Elucidating the role of interacting residues of the MSH2-MSH6 complex in DNA repair mechanism: A computational approach.

Abstract

The DNA repair system is crucial to repair the error resulting in DNA replication. MSH2-MSH6 protein complex plays a significant role in maintaining the mismatch repair mechanism. Mutations in the interface between the two proteins compromise their function in the repair process. The present study aims to understand the impact of missense mutations in the interacting sites of the MSH2-MSH6 protein complex. MSH6 is unstable due to the disordered N-terminal domain. This is stabilized by the MSH2 hetero-dimerization. We used pathogenicity and stability predictors to identify the missense mutations that could be more pathogenic with the destabilizing property.
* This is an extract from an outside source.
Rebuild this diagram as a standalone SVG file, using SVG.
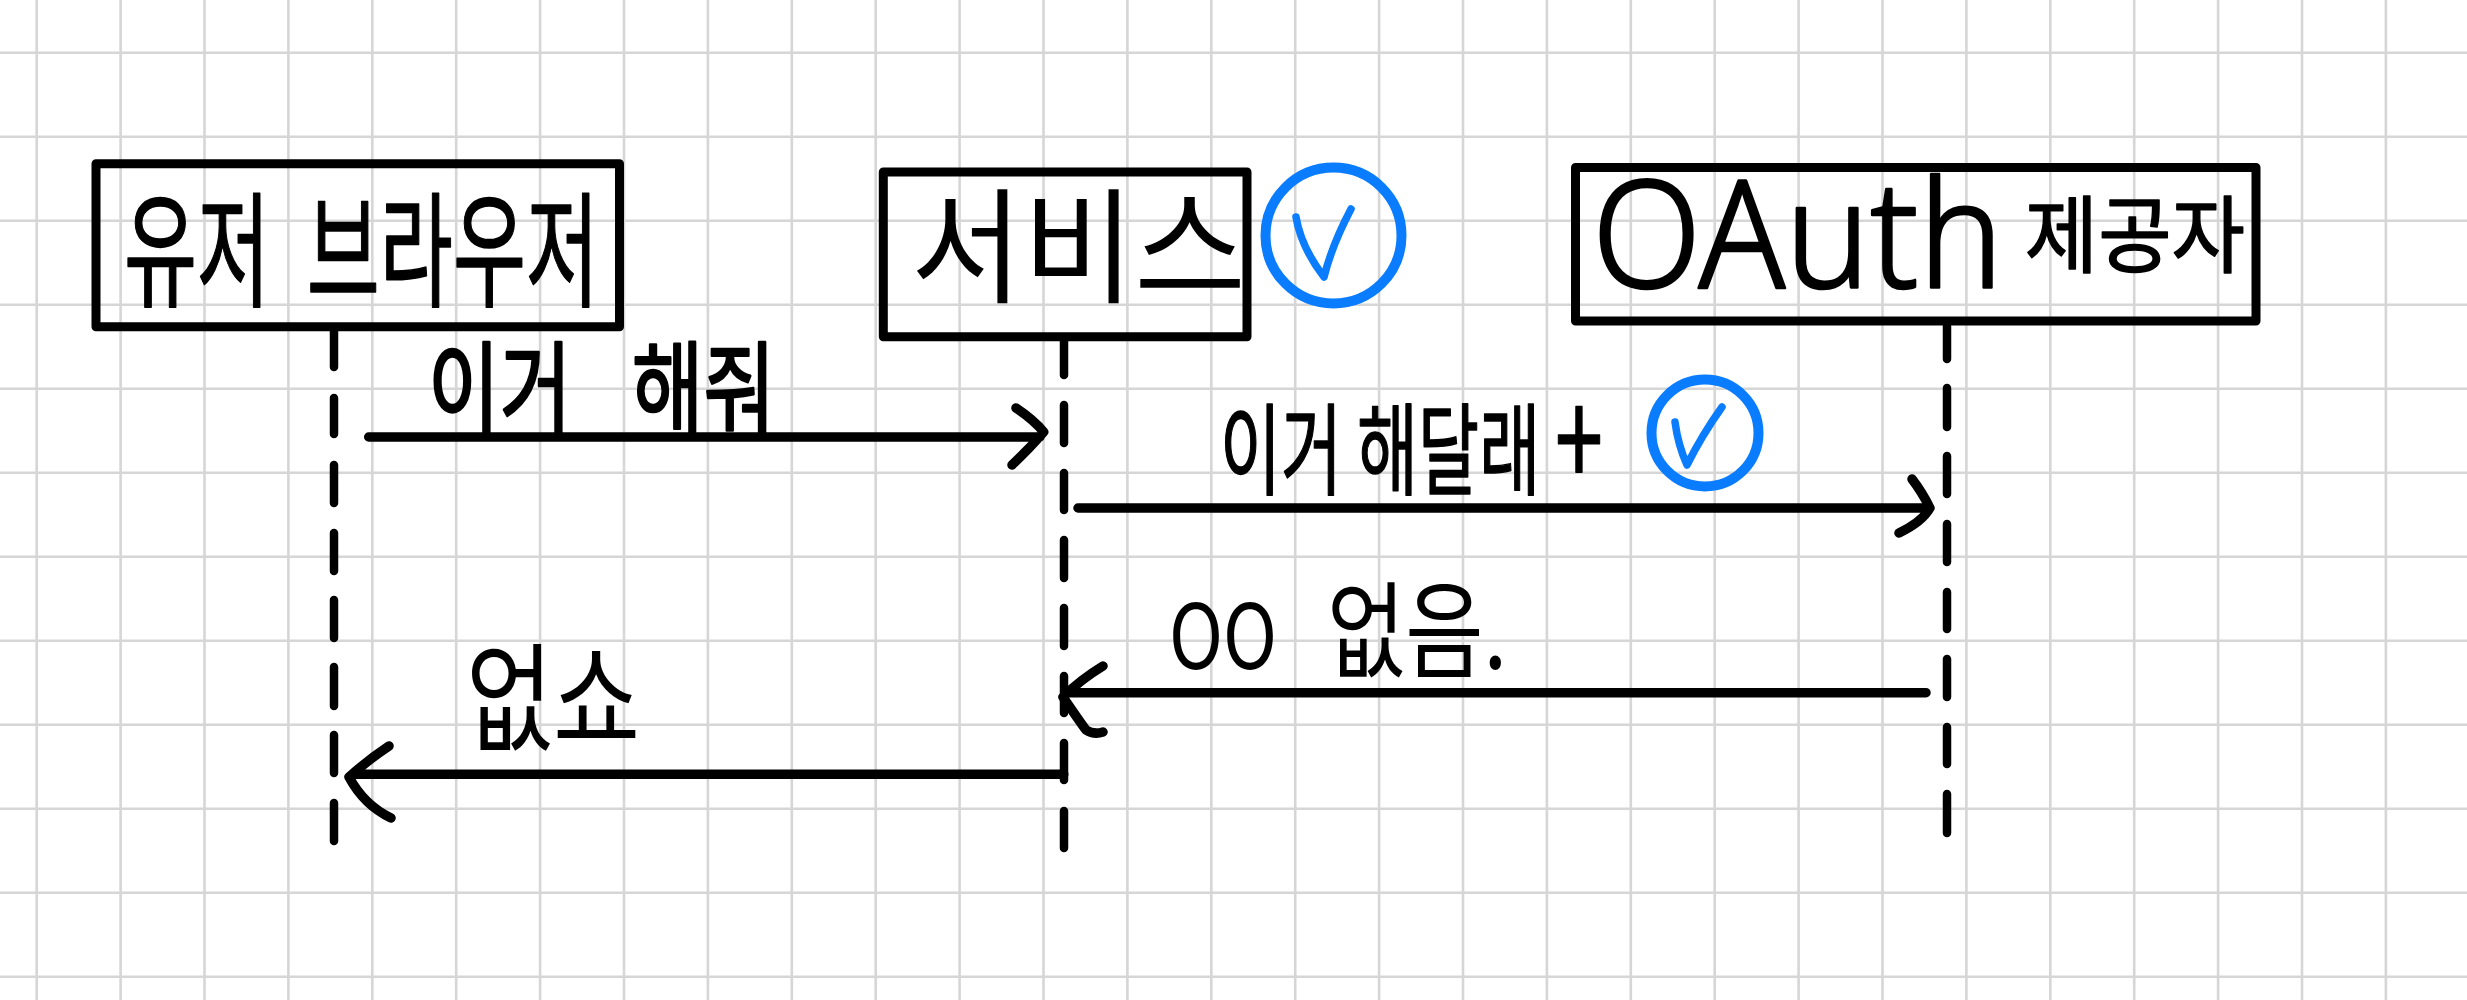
<svg xmlns="http://www.w3.org/2000/svg" width="2467" height="1000" viewBox="0 0 2467 1000">
<style>
.bg{fill:#fff}
.grid{stroke:#d6d6d6;stroke-width:2.6;fill:none}
.box{fill:none;stroke:#000;stroke-width:9;stroke-linejoin:round}
.life{fill:none;stroke:#000;stroke-width:8.500;stroke-linecap:round}
.arrow{fill:none;stroke:#000;stroke-width:9.500;stroke-linecap:round;stroke-linejoin:round}
.mark{fill:none;stroke:#0a7cff;stroke-width:10}
.tick{fill:none;stroke:#0a7cff;stroke-width:7.500;stroke-linecap:round;stroke-linejoin:round}
text{font-family:"Noto Sans CJK KR","Noto Sans",sans-serif;font-weight:400;fill:#000;stroke:#000;stroke-width:1.5;stroke-linejoin:round}
.thin{stroke-width:0}
.heavy{stroke-width:2.500}
.latin{font-family:"Noto Sans","Noto Sans CJK KR",sans-serif;font-weight:300;stroke-width:2.500}
</style>
<rect class="bg" width="2467" height="1000"/>
<g id="grid">
<path class="grid" d="M36.7 0V1000M120.6 0V1000M204.5 0V1000M288.4 0V1000M372.3 0V1000M456.2 0V1000M540.1 0V1000M624 0V1000M707.9 0V1000M791.8 0V1000M875.7 0V1000M959.6 0V1000M1043.5 0V1000M1127.4 0V1000M1211.3 0V1000M1295.2 0V1000M1379.1 0V1000M1463 0V1000M1546.9 0V1000M1630.8 0V1000M1714.7 0V1000M1798.6 0V1000M1882.5 0V1000M1966.4 0V1000M2050.3 0V1000M2134.2 0V1000M2218.1 0V1000M2302 0V1000M2385.9 0V1000"/>
<path class="grid" d="M0 52.7H2467M0 136.7H2467M0 220.7H2467M0 304.7H2467M0 388.7H2467M0 472.7H2467M0 556.7H2467M0 640.7H2467M0 724.7H2467M0 808.7H2467M0 892.7H2467M0 976.7H2467"/>
</g>
<g id="connectors">
<path id="lifeline-user" class="life" d="M334 331V367M334 398V434M334 465V503M334 533V571M334 600V638M334 667V706M334 735V773M334 803V841"/>
<path id="lifeline-service" class="life" d="M1064 341V375M1064 405V443M1064 473V510M1064 540V578M1064 608V646M1064 676V713M1064 743V780M1064 811V848"/>
<path id="lifeline-oauth" class="life" d="M1947 326V359M1947 388V427M1947 456V494M1947 524V562M1947 592V629M1947 659V697M1947 727V764M1947 794V833"/>
<path id="msg-1" class="arrow" d="M368.7 437H1040M1016 408Q1034 420 1043.7 432Q1030 448 1012 465"/>
<path id="msg-2" class="arrow" d="M1078 508H1928M1912 479Q1922 492 1930 508Q1922 522 1899 533"/>
<path id="msg-3" class="arrow" d="M1926 692.700H1068M1103 666Q1080 680 1063 697Q1080 722 1086 730Q1094 735 1103 732"/>
<path id="msg-4" class="arrow" d="M1063.800 774.300H352M389 746Q368 760 349 777Q364 805 391 818"/>
</g>
<g id="node-user">
<rect class="box" x="96" y="163.700" width="523.500" height="163"/>
<text transform="translate(124 297) scale(.635 1)" font-size="125" word-spacing="30">유저 브라우저</text>
</g>
<g id="node-service">
<rect class="box" x="883.300" y="172" width="363.700" height="164.700"/>
<text class="thin" x="911" y="293" font-size="125" textLength="335" lengthAdjust="spacingAndGlyphs">서비스</text>
</g>
<g id="node-service-check">
<circle class="mark" cx="1333.500" cy="235.500" r="68"/>
<path class="tick" d="M1296 217Q1301 247 1324 277Q1332 245 1351 209"/>
</g>
<g id="node-oauth">
<rect class="box" x="1575.500" y="167.500" width="680.500" height="153.500"/>
<text transform="translate(1592 288) scale(.95 1)" font-size="100"><tspan class="latin" font-size="150">OAuth</tspan> <tspan dy="-22" font-size="84">제공자</tspan></text>
</g>
<g id="label-1">
<text class="heavy" transform="translate(428 425) scale(.78 1)" font-size="100" word-spacing="55">이거 해줘</text>
</g>
<g id="label-2">
<text transform="translate(1220 487) scale(.664 1)" font-size="100">이거 해달래 <tspan font-size="130">+</tspan></text>
</g>
<g id="label-2-check">
<circle class="mark" cx="1705" cy="433" r="53.500"/>
<path class="tick" d="M1675 422Q1678 445 1687 465Q1702 435 1722 407"/>
</g>
<g id="label-3">
<text class="thin" transform="translate(1169 669) scale(.81 1)" font-size="105" word-spacing="38"><tspan font-size="90">OO</tspan> 없음.</text>
</g>
<g id="label-4">
<text class="thin" x="466" y="742" font-size="118" textLength="174" lengthAdjust="spacingAndGlyphs">없쇼</text>
</g>
</svg>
The mutations W764C of MSH2, and L1201F and G1316E of MSH6 were predicted to be highly deleterious and destabilizing by all the in silico predictors. The dynamic motion of the native and mutant (W764C) MSH2-MSH6 protein complexes was further investigated using Molecular Dynamics Simulations of the GROMACS package. The Root Mean Square Deviation (RMSD), Radius of Gyration (Rg), and change in a number of intramolecular hydrogen bonds (H-bonds) were analyzed using the embedded packages of GROMACS. From the simulation studies, we observed higher deviation, lower protein compactness, and a decrease in the number of intramolecular hydrogen bonds in the mutant W764C MSH2-MSH6 protein complex. The observed results from the computational methods suggest the involvement of higher structural impact on the MSH2-MSH6 protein complex upon W764C mutation could affect the DNA repair mechanism.